There is still space for optimization of the system in this scenario. On the one hand, the low demand in the load valley and the pressure on the lower rotating standby cause the system to still have wind abandonment problems. On the other hand, due to the low FE and OE at the load peak, the net unit output is close to the upper operating limit, and the upper rotating standby of the system is mostly provided by high carbon thermal power.

6. Conclusions

This paper focuses on the impact of uncertainty of WP output and the CCP on the IEHS, and the coordinated optimization of DR. Based on the full consideration of resources and the uncertainty of the source and DR of the load, the system economics and carbon emissions are reduced by introducing an integrated and flexible operation of a CCP. The main conclusions of this paper are as follows.

(1)

By considering the uncertainty of WP output based on the introduction of the integrated flexible operation mode of the CCP and DR, the proposed model can effectively reduce the IEHS economics and carbon emission level.
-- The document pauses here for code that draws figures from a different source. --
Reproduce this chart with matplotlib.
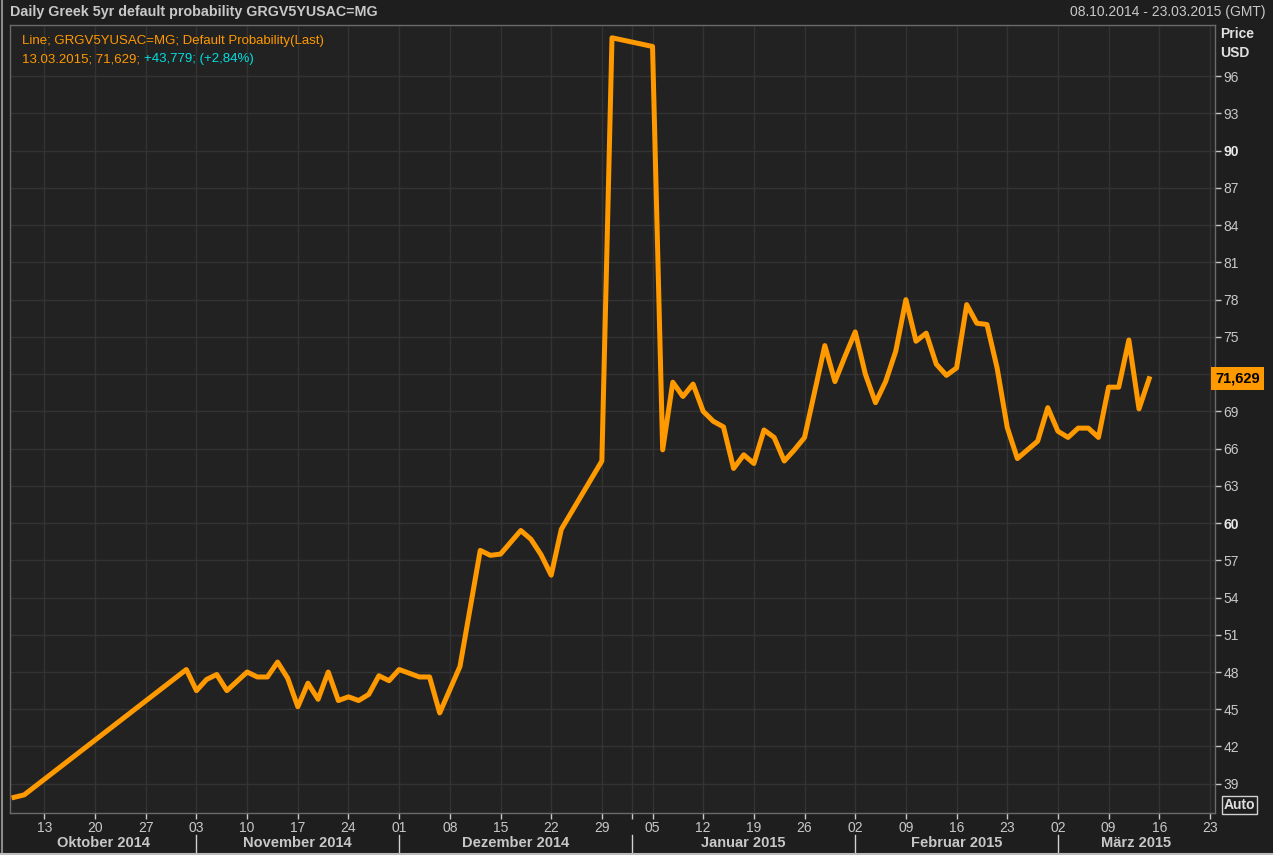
import numpy as np
import pandas as pd
import matplotlib
matplotlib.use('Agg')
import matplotlib.pyplot as plt
import matplotlib.transforms as mtransforms
from matplotlib.lines import Line2D

# daily closes (gaps = no quote that day)
dates = ['2014-10-08', '2014-10-09', '2014-10-31',
         '2014-11-03', '2014-11-04', '2014-11-05', '2014-11-06', '2014-11-10',
         '2014-11-11', '2014-11-12', '2014-11-13', '2014-11-14', '2014-11-17',
         '2014-11-18', '2014-11-19', '2014-11-20', '2014-11-21', '2014-11-24',
         '2014-11-25', '2014-11-26', '2014-11-27', '2014-11-28',
         '2014-12-01', '2014-12-02', '2014-12-03', '2014-12-04', '2014-12-05',
         '2014-12-09', '2014-12-11', '2014-12-12', '2014-12-15', '2014-12-17',
         '2014-12-18', '2014-12-19', '2014-12-22', '2014-12-23', '2014-12-29',
         '2014-12-30',
         '2015-01-05', '2015-01-06', '2015-01-07', '2015-01-08', '2015-01-09',
         '2015-01-12', '2015-01-13', '2015-01-14', '2015-01-15', '2015-01-16',
         '2015-01-19', '2015-01-20', '2015-01-21', '2015-01-22', '2015-01-23',
         '2015-01-26', '2015-01-28', '2015-01-29', '2015-01-30',
         '2015-02-02', '2015-02-03', '2015-02-04', '2015-02-05', '2015-02-06',
         '2015-02-09', '2015-02-10', '2015-02-11', '2015-02-12', '2015-02-13',
         '2015-02-16', '2015-02-17', '2015-02-18', '2015-02-19', '2015-02-20',
         '2015-02-23', '2015-02-24', '2015-02-26', '2015-02-27',
         '2015-03-02', '2015-03-03', '2015-03-04', '2015-03-05', '2015-03-06',
         '2015-03-09', '2015-03-10', '2015-03-11', '2015-03-12', '2015-03-13']
values = [37.9, 38.1, 48.2,
          46.5, 47.4, 47.8, 46.5, 48.0,
          47.6, 47.6, 48.8, 47.5, 45.2,
          47.1, 45.8, 48.0, 45.7, 46.0,
          45.7, 46.2, 47.7, 47.3,
          48.2, 47.9, 47.6, 47.6, 44.7,
          48.45, 57.8, 57.4, 57.5, 59.4,
          58.7, 57.45, 55.8, 59.5, 65.0,
          99.1,
          98.4, 65.9, 71.35, 70.2, 71.2,
          69.0, 68.2, 67.75, 64.4, 65.5,
          64.8, 67.5, 66.9, 65.0, 65.9,
          66.9, 74.3, 71.4, 73.45,
          75.4, 72.0, 69.7, 71.4, 73.85,
          78.0, 74.65, 75.3, 72.8, 71.9,
          72.5, 77.6, 76.1, 76.0, 72.5,
          67.7, 65.2, 66.6, 69.3,
          67.4, 66.9, 67.65, 67.65, 66.9,
          70.95, 70.95, 74.75, 69.2, 71.629]

last_value = 71.629
month_names = ['Oktober 2014', 'November 2014', 'Dezember 2014',
               'Januar 2015', 'Februar 2015', 'März 2015']
month_starts = ['2014-11-03', '2014-12-01', '2015-01-01', '2015-02-02', '2015-03-02']
y_ticks = list(range(39, 97, 3))

BASE = '2014-10-13'
FIG_BG = '#1e1e1e'
AX_BG = '#222222'
GRID = '#333333'
SPINE = '#6a6a6a'
TXT = '#c8c8c8'
ORANGE = '#ff9900'
CYAN = '#00e0e0'
FONT = 'Liberation Sans'


def bday(d):
    # trading-day axis: weekends are skipped like in the Eikon chart
    return np.busday_count(BASE, d)


W, H = 1273, 855
fig = plt.figure(figsize=(W / 100, H / 100), dpi=100, facecolor=FIG_BG)
ax = fig.add_axes([10 / W, 1 - 813 / H, (1215 - 10) / W, (813 - 25) / H])
ax.set_facecolor(AX_BG)

x = [bday(d) for d in dates]
ax.plot(x, values, color=ORANGE, lw=3.6, solid_joinstyle='round', zorder=3)

ax.set_xlim(-3.4, 115.5)
ax.set_ylim(36.64, 100.13)

# weekly ticks on mondays
mondays = pd.date_range('2014-10-13', '2015-03-23', freq='W-MON')
ax.set_xticks([bday(m.strftime('%Y-%m-%d')) for m in mondays])
ax.set_xticklabels([m.strftime('%d') for m in mondays])
ax.set_xticks([bday('2015-01-01')], minor=True)
ax.tick_params(axis='x', which='both', direction='out', length=4, width=1,
               color=TXT, labelcolor=TXT, labelsize=10, pad=2)
for lbl in ax.get_xticklabels():
    lbl.set_fontfamily(FONT)

# price scale on the right; the label next to the last value is covered by its box
ax.yaxis.tick_right()
ax.set_yticks(y_ticks)
ax.set_yticklabels(['' if abs(v - last_value) < 1.5 else str(v) for v in y_ticks])
ax.tick_params(axis='y', direction='out', length=4, width=1, color=TXT,
               labelcolor=TXT, labelsize=10, pad=2)
for lbl, v in zip(ax.get_yticklabels(), y_ticks):
    lbl.set_fontfamily(FONT)
    if v % 30 == 0:
        lbl.set_fontweight('bold')
        lbl.set_color('#e8e8e8')

ax.grid(True, which='both', color=GRID, lw=1)
ax.set_axisbelow(True)
for s in ax.spines.values():
    s.set_color(SPINE)
    s.set_linewidth(1)

# month separators and names under the day ticks
trans = mtransforms.blended_transform_factory(ax.transData, ax.transAxes)
edges = [ax.get_xlim()[0]] + [bday(m) for m in month_starts] + [ax.get_xlim()[1]]
for m in month_starts:
    ax.plot([bday(m)] * 2, [-0.028, -0.049], color='#d0d0d0', lw=1,
            transform=trans, clip_on=False)
for name, a, b in zip(month_names, edges[:-1], edges[1:]):
    ax.text((a + b) / 2, -0.038, name, transform=trans, ha='center', va='center',
            fontsize=10.5, fontweight='bold', color=TXT, family=FONT)

# header
fig.text(10 / W, 1 - 12 / H, 'Daily Greek 5yr default probability GRGV5YUSAC=MG',
         fontsize=10.3, fontweight='bold', color=TXT, va='center', family=FONT)
fig.text(1266 / W, 1 - 12 / H, '08.10.2014 - 23.03.2015 (GMT)', fontsize=10,
         color=TXT, va='center', ha='right', family=FONT)
fig.text(1220 / W, 1 - 34 / H, 'Price', fontsize=10, fontweight='bold',
         color='#e0e0e0', va='center', family=FONT)
fig.text(1220 / W, 1 - 53 / H, 'USD', fontsize=10, fontweight='bold',
         color='#e0e0e0', va='center', family=FONT)

# legend lines
fig.text(22 / W, 1 - 41 / H, 'Line; GRGV5YUSAC=MG; Default Probability(Last)',
         fontsize=9.5, color=ORANGE, va='center', family=FONT)
t1 = fig.text(22 / W, 1 - 59 / H, '13.03.2015; 71,629; ', fontsize=9.5,
              color=ORANGE, va='center', family=FONT)
ax.annotate('+43,779; (+2,84%)', xy=(1, 0), xycoords=t1, va='bottom',
            fontsize=9.5, color=CYAN, family=FONT, annotation_clip=False)

# last value marker on the price scale
ty = mtransforms.blended_transform_factory(ax.transAxes, ax.transData)
ax.text(1.0, last_value, '71,629', transform=ty, ha='left', va='center',
        fontsize=10.5, fontweight='bold', color='black', family=FONT,
        bbox=dict(boxstyle='square,pad=0.3', fc=ORANGE, ec='none'), clip_on=False)

fig.text(1224 / W, 1 - 805 / H, 'Auto', fontsize=10, fontweight='bold',
         color='#e0e0e0', va='center', family=FONT,
         bbox=dict(boxstyle='square,pad=0.12', fc='none', ec='#d0d0d0', lw=1))

# window frame
fig.add_artist(Line2D([1.5 / W] * 2, [0, 1], color='#8a8a8a', lw=1.5))
fig.add_artist(Line2D([0, 1], [1.5 / H] * 2, color='#bdbdbd', lw=1.5))

fig.savefig('out.png', dpi=100, facecolor=FIG_BG)
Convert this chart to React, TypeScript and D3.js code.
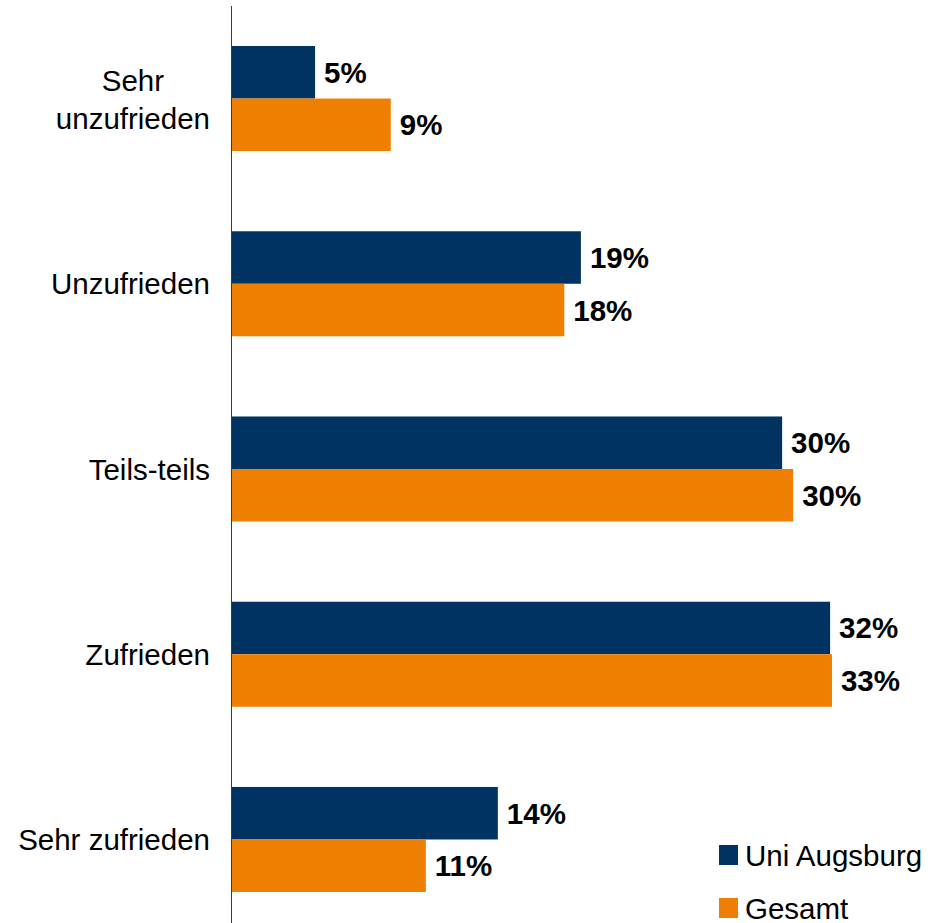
import * as d3 from 'd3'
import { useEffect, useRef } from 'react'

// categories top to bottom, "\n" splits a label onto two lines
const categories = ['Sehr\nunzufrieden', 'Unzufrieden', 'Teils-teils', 'Zufrieden', 'Sehr zufrieden']
const seriesNames = ['Uni Augsburg', 'Gesamt']
const uniAugsburg = [4.5, 18.9, 29.8, 32.4, 14.4]
const gesamt = [8.6, 18.0, 30.4, 32.5, 10.5]
const seriesColors = ['#003361', '#EE7F00']

const width = 940
const height = 923
const font = '"Liberation Sans", Arial, Helvetica, sans-serif'
const fontSize = 29.5

export default function App () {
    const svgRef = useRef<SVGSVGElement>(null)

    useEffect(() => {
        const svg = d3.select(svgRef.current)
        svg.selectAll('*').remove()

        const x = d3.scaleLinear().domain([0, 38]).range([232, 933.5])
        const y = d3.scaleBand().domain(categories).range([6, 932])
            .paddingInner(0.433).paddingOuter(0.216)
        const sub = d3.scaleBand().domain(seriesNames).range([0, y.bandwidth()])

        const rows = categories.map((c, i) => ({
            cat: c,
            values: [
                { name: seriesNames[0], value: uniAugsburg[i] },
                { name: seriesNames[1], value: gesamt[i] },
            ],
        }))
        const color = d3.scaleOrdinal<string, string>().domain(seriesNames).range(seriesColors)

        const groups = svg.selectAll('g.row')
            .data(rows)
            .join('g')
            .attr('class', 'row')
            .attr('transform', d => `translate(0,${y(d.cat)})`)

        groups.selectAll('rect')
            .data(d => d.values)
            .join('rect')
            .attr('x', x(0))
            .attr('y', d => sub(d.name)!)
            .attr('width', d => x(d.value) - x(0))
            .attr('height', sub.bandwidth())
            .attr('fill', d => color(d.name))

        groups.selectAll('text.val')
            .data(d => d.values)
            .join('text')
            .attr('class', 'val')
            .attr('x', d => x(d.value) + 9)
            .attr('y', d => sub(d.name)! + sub.bandwidth() / 2)
            .attr('dominant-baseline', 'central')
            .attr('font-family', font)
            .attr('font-weight', 'bold')
            .attr('font-size', fontSize)
            .attr('fill', '#000')
            .text(d => Math.round(d.value) + '%')

        // category labels, right aligned; multi-line ones centred as a block
        const labelX = 210
        const lineH = 38
        rows.forEach(r => {
            const lines = r.cat.split('\n')
            const cy = y(r.cat)! + y.bandwidth() / 2
            const t = svg.append('text')
                .attr('font-family', font)
                .attr('font-size', fontSize)
                .attr('fill', '#000')
                .attr('dominant-baseline', 'central')
            if (lines.length === 1) {
                t.attr('text-anchor', 'end').attr('x', labelX).attr('y', cy).text(lines[0])
                return
            }
            const spans = t.selectAll('tspan')
                .data(lines)
                .join('tspan')
                .attr('text-anchor', 'middle')
                .attr('x', 0)
                .attr('y', (_, i) => cy + (i - (lines.length - 1) / 2) * lineH)
                .text(d => d)
            const w = (t.node() as SVGTextElement).getBBox().width
            spans.attr('x', labelX - w / 2)
        })

        // axis line
        svg.append('line')
            .attr('x1', 231.5).attr('x2', 231.5)
            .attr('y1', 6).attr('y2', height)
            .attr('stroke', '#3a3a3a')
            .attr('stroke-width', 1)

        // legend
        const legend = svg.selectAll('g.legend')
            .data(seriesNames)
            .join('g')
            .attr('class', 'legend')
            .attr('transform', (_, i) => `translate(719,${845 + i * 53})`)
        legend.append('rect')
            .attr('width', 19).attr('height', 20)
            .attr('fill', d => color(d))
        legend.append('text')
            .attr('x', 26).attr('y', 10)
            .attr('dominant-baseline', 'central')
            .attr('font-family', font)
            .attr('font-size', fontSize)
            .attr('fill', '#000')
            .text(d => d)
    }, [])

    return (
        <svg ref={svgRef} width={width} height={height}
            style={{ position: 'absolute', left: 0, top: 0, background: '#fff' }}></svg>
    )
}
The cost is reduced compared to when the uncertainty is not considered. The carbon emissions are significantly reduced when compared with the case without considering the CCP.

(2)

The liquid storage can realize the energy time-shift of FE and OE, so that the integrated flexible operation mode of the CCP has a broader net output range. The use of DR and the CCP can fully reduce the CO₂ emissions of the IEHS and can increase the economic benefits of the IEHS.

The impact on the IEHS is analyzed through the study of the uncertainty of WP output and the operation mode of the CCP in this paper. In the subsequent study, we will focus on the impact of the IEHS with the CCP with multi-time scale rolling optimization, and on the operation mode of the CCP under the market environment.